Developments such as HS2 move us a step towards more transport 'apartheid', where the rich can travel far and fast and the non-rich (not just the poor) can't. We already have some of this - buses are used mostly by poorer people, and it is poorer people, without access to alternatives, who are most affected when buses are withdrawn. HS2 would extend this - only wealthy people, or those on business trips, will be able to afford tickets; either that or every taxpayer in the country will be subsidising it for evermore.

The rationale for faster travel (by whatever means) is that it 'saves time', which is deemed to be good for the economy.

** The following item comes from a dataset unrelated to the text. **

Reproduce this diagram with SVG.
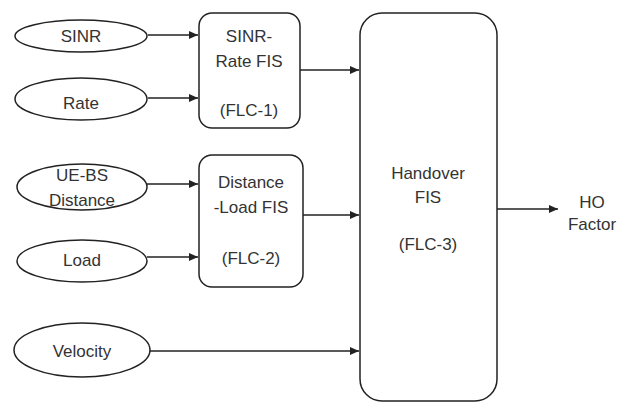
<svg xmlns="http://www.w3.org/2000/svg" width="628" height="403" viewBox="0 0 628 403">
<defs>
<marker id="ah" markerWidth="10" markerHeight="8" refX="9" refY="4" orient="auto" markerUnits="userSpaceOnUse">
<path d="M0,0 L9,4 L0,8 z" fill="#222"/>
</marker>
<style>
.s{fill:#fff;stroke:#222;stroke-width:1.5}
.c{fill:none;stroke:#222;stroke-width:1.5;marker-end:url(#ah)}
text{font-family:"Liberation Sans",Arial,sans-serif;font-size:17px;fill:#333;text-anchor:middle}
</style>
</defs>
<rect width="628" height="403" fill="#fff"/>
<g id="connectors">
<line class="c" x1="148" y1="35" x2="198" y2="35"/>
<line class="c" x1="148" y1="98" x2="198" y2="98"/>
<line class="c" x1="147" y1="184" x2="198" y2="184"/>
<line class="c" x1="147" y1="257" x2="198" y2="257"/>
<line class="c" x1="300" y1="70" x2="359" y2="70"/>
<line class="c" x1="303" y1="215" x2="359" y2="215"/>
<line class="c" x1="150" y1="351" x2="359" y2="351"/>
<line class="c" x1="497" y1="209" x2="558" y2="209"/>
</g>
<g id="sinr"><ellipse class="s" cx="81" cy="36" rx="66" ry="16"/><text x="81" y="42">SINR</text></g>
<g id="rate"><ellipse class="s" cx="81" cy="99" rx="66" ry="21"/><text x="81" y="109">Rate</text></g>
<g id="uebs"><ellipse class="s" cx="82" cy="187" rx="65" ry="23"/><text x="82" y="181">UE-BS</text><text x="82" y="206">Distance</text></g>
<g id="load"><ellipse class="s" cx="82" cy="261" rx="65" ry="21"/><text x="82" y="266">Load</text></g>
<g id="velocity"><ellipse class="s" cx="82" cy="350" rx="68" ry="27"/><text x="82" y="357">Velocity</text></g>
<g id="flc1"><rect class="s" x="199" y="13" width="101" height="115" rx="13"/><text x="249" y="42">SINR-</text><text x="249" y="67">Rate FIS</text><text x="249" y="116">(FLC-1)</text></g>
<g id="flc2"><rect class="s" x="199" y="155" width="104" height="132" rx="13"/><text x="251" y="188">Distance</text><text x="251" y="213">-Load FIS</text><text x="251" y="264">(FLC-2)</text></g>
<g id="flc3"><rect class="s" x="360" y="13" width="137" height="388" rx="22"/><text x="428" y="179">Handover</text><text x="428" y="203">FIS</text><text x="428" y="250">(FLC-3)</text></g>
<g id="ho"><text x="592" y="208">HO</text><text x="592" y="230">Factor</text></g>
</svg>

In the HS2 proposals the government bases part of the business case on the 'fact' that time spent on the train is 'unproductive', and therefore a faster train brings automatic economic benefits . . . I sometimes think that the people who write this kind of thing have never sat on an inter-city train and counted the number of laptops and smartphones that come out as soon as the passengers are seated. The only people these days for whom a train journey is 'unproductive time' are those who choose it to be so.

And in fact, it has become clear that faster travel doesn't 'save time', we just 'consume more miles', by whatever mode of transport. This an example of Jevons' Paradox. Anyone who lives near a major bypass road will know that it doesn't help users of the previous route to complete their journeys faster . . . it attracts hordes of new users who previously would not have considered the journey; the same is true of  motorways. So not only do we use proportionately more energy, because we are travelling faster; we travel further as well.

It can't continue like this - the planet cannot afford it. Transportation is one of the top emitters, globally, of carbon dioxide.

The philosopher Pascal wrote that, "All of humanity's problems stem from man's inability to sit quietly in a room alone."  As Quakers, we might want to sit quietly in a room together, of course!